Across the alley lived a seventeen year old girl named Eniliana Martinez. Joe fell in love with her and chose her as his very own.  Of course Eniliana never knew the bearded, scary man, but that did not bother Joe.  One day he heard her talking to a ‘white man’ named Virgil Hill.  Through Joe’s alcoholic haze he deemed Virgil a threat to his true love.  He grabbed his gun and headed toward Virgil who was now walking down the street.  He was not aware of the crazed, drunken threat until Joe was but a few feet from him.  When Virgil turned around, Joe shot him in the face, smiling as he saw the young man fall to the ground. Heroic Joe Ortiz walked back to Eniliana expecting praise for his knightly deed.  Instead she lashed out at him screaming at the top of her lungs.  “Oh, you like the white man, huh?” he said as he shot her first in the arm then the right shoulder. As she fell to the ground screaming he shot her in the neck and then the stomach.  All this was witnessed by more than a dozen people.  Joe ran to his shack…got his coat, hid the gun and walked toward the Illinois River.  Ed Van Sickle and Herman Truck took out after Joe and jumped him as he walked along the bank of the river.  Soon the entire City of Peoria knew about the Aztec Prince and his heinous crimes.

 

                                           THE TRIAL

 

On March 23, 1925 the Peoria County Court House was bulging at the seams as the jury was picked to hear the murder case of Joe Ortiz. It was a wild, agitated crowd that stood outside the courthouse trying to hear something… anything… since they had no hope of getting inside.  It took little time to conclude the trial and on March 26, 1925 the local newspapers had a field day selling their newspapers.

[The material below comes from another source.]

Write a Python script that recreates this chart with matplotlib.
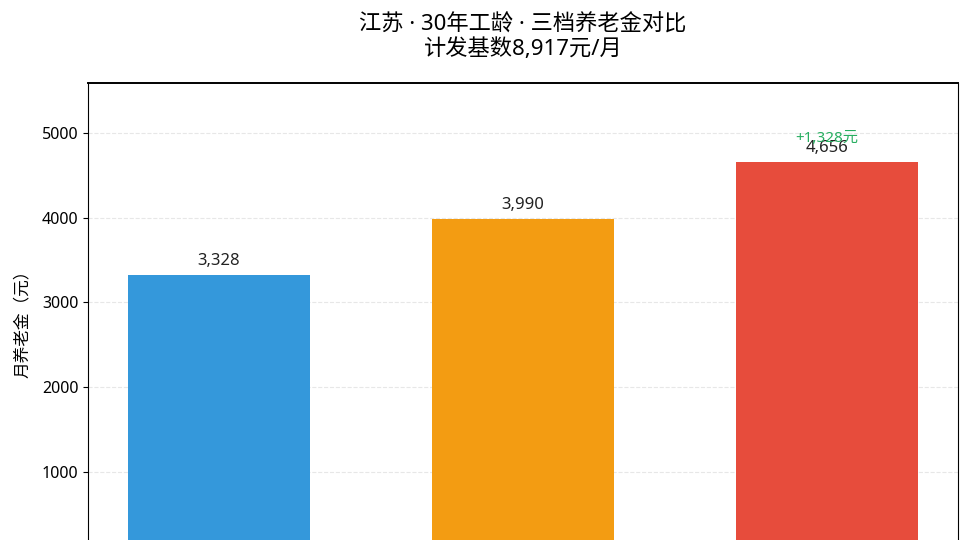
import matplotlib
matplotlib.use("Agg")
import matplotlib.pyplot as plt

plt.rcParams["font.family"] = ["Noto Sans", "Noto Sans CJK SC", "DejaVu Sans"]

# data
pension = [3328, 3990, 4656]
colors = ["#3498db", "#f39c12", "#e74c3c"]
gain_text = "+1,328元"
yticks = [1000, 2000, 3000, 4000, 5000]

fig = plt.figure(figsize=(9.6, 5.4), dpi=100)
# the reference is cropped at the bottom, so the axes run past the figure edge
ax = fig.add_axes([88 / 960, -17 / 540, 870 / 960, 474 / 540])

x = list(range(len(pension)))
ax.bar(x, pension, width=0.6, color=colors)

for xi, v in zip(x, pension):
    ax.text(xi, v + 70, f"{v:,}", ha="center", va="bottom", fontsize=12, color="#222222")

ax.text(x[-1], pension[-1] + 190, gain_text, ha="center", va="bottom",
        fontsize=11, color="#27ae60")

ax.set_ylim(0, max(pension) * 1.2)
ax.set_yticks(yticks)
ax.set_xticks(x)
ax.set_xticklabels([])
ax.set_ylabel("月养老金（元）", fontsize=12, labelpad=8)
ax.tick_params(axis="y", labelsize=11.5)
ax.grid(axis="y", linestyle="--", alpha=0.3)
ax.set_axisbelow(True)
ax.spines["top"].set_linewidth(1.4)

ax.set_title("江苏 · 30年工龄 · 三档养老金对比\n计发基数8,917元/月", fontsize=16, pad=20,
             linespacing=1.2)

fig.savefig("out.png", dpi=100)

               PEORIA SLAYER GETS MUST HANG VERDICT

 

There were jubilant celebrations downtown, mostly in the local taverns and saloons as local folks expected to see this ‘animal’ hanged in very short order.  But…they were wrong. They were stunned that some higher court granted some kind of appeal and the local folks were in a fowl mood indeed.  There was talk of storming the jail and hanging that ‘bastard to the tallest tree.’  Of course there was always that kind of talk in the local taverns, but Mexican Joe was more than safe.

 

                                              APRIL  15,  1926

 

So there you are; you are inside the jail with the other fifty men and you are told that you can watch on the third floor, or the second floor or the first floor.  You chose the first floor where two doctors and some deputies were waiting for the body of Ortiz to come to a screeching halt not eight feet from where you were standing.  What is the delay?  No Sheriff!  That’s right the sheriff is not there yet and the nervous witnesses are looking at each other and staring up to the third floor, wondering what’s up. Finally at 10:11 A.M., the sheriff appeared.

 

It is eerily quiet now and suddenly from above the mumbling of the old padre is heard… then silence again.  The sheriff asked Joe if he wanted to say something but nobody heard what he said.  The hangman put the black mask drape over Joe and affixed the rope.

 

10:18 A.M.  The trap door made a loud noise as it snapped open and down came Joe Ortiz hurtling to the first floor.  After the shocked guests stifled their gasps, the body of Joe Ortiz began to rotate slowly clock wise then counter clock wise…then stopped.  There was

not a sound to be heard.

 

10:23 A.M.  Most of the witnesses had turned away by now; some even walked away.  Not you.  You stayed right there and took it all in.  Both physicians examined the hanging man’s body.  They nodded at each other and declared aloud that Joe Ortiz was dead!